Baltimore Visitors Center
Given the area’s historical and cultural significance, it’s no surprise that in 2009 Congress created the Baltimore National Heritage Area, which includes the central portion of the city, the waterfront, historic neighborhoods and portions of the city’s park systems. The Inner Harbor, where the Baltimore Visitors Center and world-famous attractions like the National Aquarium are located, is the heart of the heritage area. Children will love splashing around in the Sondheim Fountain at West Shore Park, while history buffs will want to check out the historic ships, including a World War II submarine, the USS TORSK, and the last all-sail ship that served with the U.S. Navy, the USS Constellation, that are permanently docked there.
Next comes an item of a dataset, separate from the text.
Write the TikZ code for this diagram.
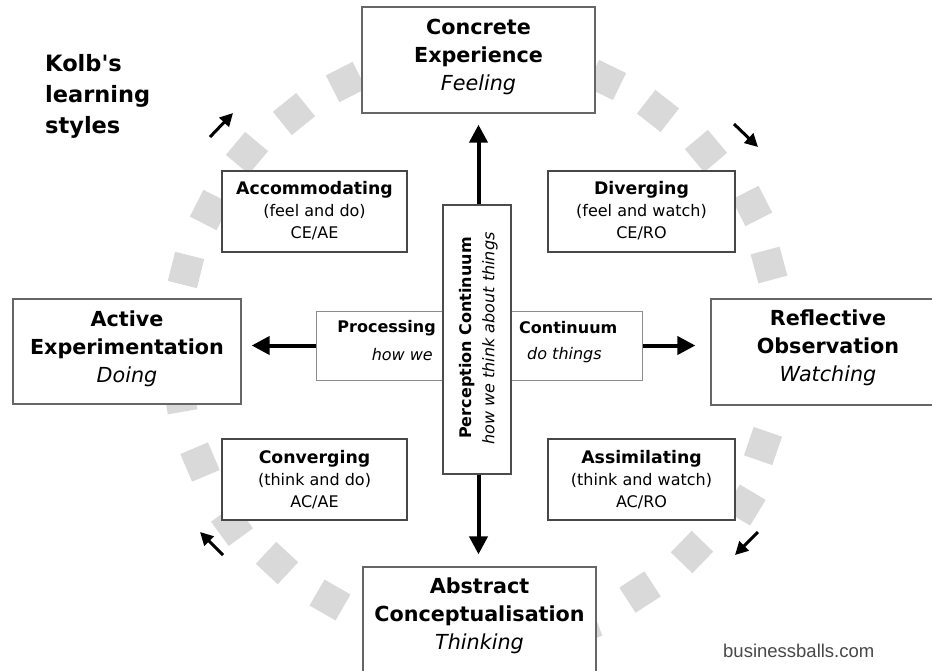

Around the Inner Harbor are several neighborhoods included in the national heritage area distinction: Grab dinner in Little Italy, walk in the steps of the courageous privateers in Fells Point, or take in a great view of the city skyline from Federal Hill. The waterfront neighborhood Canton is also included; a Maryland Korean War Memorial can be found at Canton Waterfront Park, which is also a nice place to look out onto the ships in the harbor.
Baltimore Museum of Art Sculpture Garden
Two other can’t-miss neighborhoods in the designated heritage area are Mount Vernon and Charles Village. Mount Vernon is home of the Walters Museum of Art, the Maryland Historical Society, the Peabody Library and the Washington Monument, which is surrounded by a beautiful park. The monument – the first built to honor George Washington – was recently restored by the Mount Vernon Conservancy. Charles Village is home to the Baltimore Museum of Art and serene Wyman Park. Both neighborhoods are intersected by the Historic Charles National Street Scenic Byway, an artery that runs south to north through the downtown. Along the way, it passes through many more of the city’s cultural, residential, and commercial areas. The Charm CIty Circulator’s Purple Route can take you through much of it (it’s free).
The Maryland Zoo
There are parks throughout Baltimore, and several of them are also included in the heritage area. The 745-acre Druid Hill Park is one of the oldest landscaped public parks in the United States and has both the Howard Peters Rawlings Conservatory and Maryland Zoo within its bounds. Patterson Park is famous for its wide-open spaces and ornate pagoda, offering amazing views of the city. In southwest Baltimore, Carroll Park has the Federal-style Mt. Clare Mansion, a 9-hole golf course, several athletic fields, skate board park and nature playground.
The Cylburn Mansion
For hiking and biking, you’ll want to check out the 11 mile paved Jones Falls Trail that runs from the Inner Harbor to lush Cylburn Arboretum, home to Cylburn Mansion, various display gardens and a multitude of natural surface hiking trails. Enjoy beautiful Druid Hill Park as you travel along the Jones Falls as it loops around the Druid Hill Reservoir and takes you through the cool forest of the back hills of the park. The 22-mile paved Gwynns Falls Trail can also be accessed from the Inner Harbor, and runs from Middlebranch Park north to Gwynns Falls Leakin Park (the largest urban wilderness park on the East Coast!), There you’ll find Carrie Murray Nature Center, which has a hawk house where you can meet rehabilitated raptors. The park also has a miniature steam-powered railroad, the Chesapeake & Allegheny Live Steamers, which offers free rides every second Sunday from April through November.